Task to carry out
Pull out all lines from the listing below in which the word "this" appears.
☆ ☆ ☆
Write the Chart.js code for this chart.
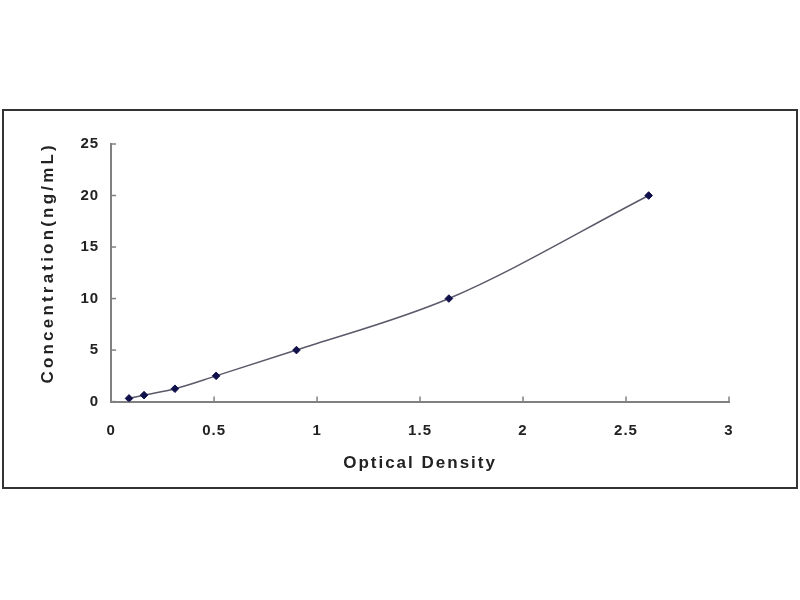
<!DOCTYPE html>
<html>
<head>
<meta charset="utf-8">
<script src="https://cdn.jsdelivr.net/npm/chart.js@4.4.1/dist/chart.umd.min.js"></script>
<style>
  html, body { margin: 0; padding: 0; background: #fff; width: 800px; height: 600px; overflow: hidden; }
  #frame { position: absolute; left: 2px; top: 109px; width: 792px; height: 376px; border: 2px solid #333; background: #fff; }
  #c { position: absolute; left: 0; top: 0; }
</style>
</head>
<body>
<div id="frame"><canvas id="c" width="792" height="376"></canvas></div>
<script>
const odValues   = [0.087, 0.16, 0.31, 0.51, 0.90, 1.64, 2.61];
const concValues = [0.312, 0.625, 1.25, 2.5, 5, 10, 20];
const xTicks = [0, 0.5, 1, 1.5, 2, 2.5, 3];
const yTicks = [0, 5, 10, 15, 20, 25];
const xTitle = 'Optical Density';
const yTitle = 'Concentration(ng/mL)';

const points = odValues.map((x, i) => ({ x: x, y: concValues[i] }));

const innerTicks = {
  id: 'innerTicks',
  beforeDraw(chart) {
    chart.ctx.letterSpacing = '1px';
    ['x', 'y'].forEach(id => {
      const s = chart.scales[id];
      if (!s._spacedTitle) {
        const orig = s.drawTitle;
        s.drawTitle = function () {
          const ctx = this.ctx;
          ctx.save();
          ctx.letterSpacing = id === 'y' ? '3.2px' : '2px';
          if (id === 'y') ctx.translate(0, -10);
          orig.apply(this, arguments);
          ctx.restore();
        };
        s._spacedTitle = true;
      }
    });
  },
  afterDraw(chart) {
    const ctx = chart.ctx;
    const xs = chart.scales.x, ys = chart.scales.y;
    ctx.save();
    ctx.strokeStyle = '#808080';
    ctx.lineWidth = 1.5;
    xTicks.forEach(v => {
      const px = xs.getPixelForValue(v);
      ctx.beginPath(); ctx.moveTo(px, ys.bottom); ctx.lineTo(px, ys.bottom - 5); ctx.stroke();
    });
    yTicks.forEach(v => {
      const py = ys.getPixelForValue(v);
      ctx.beginPath(); ctx.moveTo(xs.left, py); ctx.lineTo(xs.left + 5, py); ctx.stroke();
    });
    ctx.restore();
  }
};

const tickFont = { family: 'Liberation Sans, Arial', size: 15, weight: 'bold' };
const titleFont = { family: 'Liberation Sans, Arial', size: 17, weight: 'bold' };

new Chart(document.getElementById('c'), {
  type: 'scatter',
  data: {
    datasets: [{
      data: points,
      showLine: true,
      borderColor: '#5a5a6a',
      borderWidth: 1.5,
      tension: 0.4,
      cubicInterpolationMode: 'monotone',
      pointStyle: 'rectRot',
      pointRadius: 3.8,
      pointBackgroundColor: '#10104a',
      pointBorderColor: '#10104a',
      pointBorderWidth: 1
    }]
  },
  options: {
    responsive: false,
    animation: false,
    layout: { padding: { left: 30, right: 67, top: 33, bottom: 13 } },
    plugins: { legend: { display: false }, tooltip: { enabled: false } },
    scales: {
      x: {
        type: 'linear', min: 0, max: 3,
        afterBuildTicks: s => { s.ticks = xTicks.map(v => ({ value: v })); },
        grid: { display: false, drawTicks: false },
        border: { display: true, color: '#808080', width: 2 },
        ticks: { color: '#222', padding: 20, font: tickFont, callback: v => String(v) },
        title: { display: true, text: xTitle, color: '#222', padding: { top: -6, bottom: 0 }, font: titleFont }
      },
      y: {
        type: 'linear', min: 0, max: 25,
        afterBuildTicks: s => { s.ticks = yTicks.map(v => ({ value: v })); },
        grid: { display: false, drawTicks: false },
        border: { display: true, color: '#808080', width: 2 },
        ticks: { color: '#222', padding: 12, font: tickFont, callback: v => String(v) },
        title: { display: true, text: yTitle, color: '#222', padding: { bottom: 12 }, font: titleFont }
      }
    }
  },
  plugins: [innerTicks]
});
</script>
</body>
</html>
☆ ☆ ☆
Correct result
Write the Chart.js code for this chart.
          const ctx = this.ctx;
          orig.apply(this, arguments);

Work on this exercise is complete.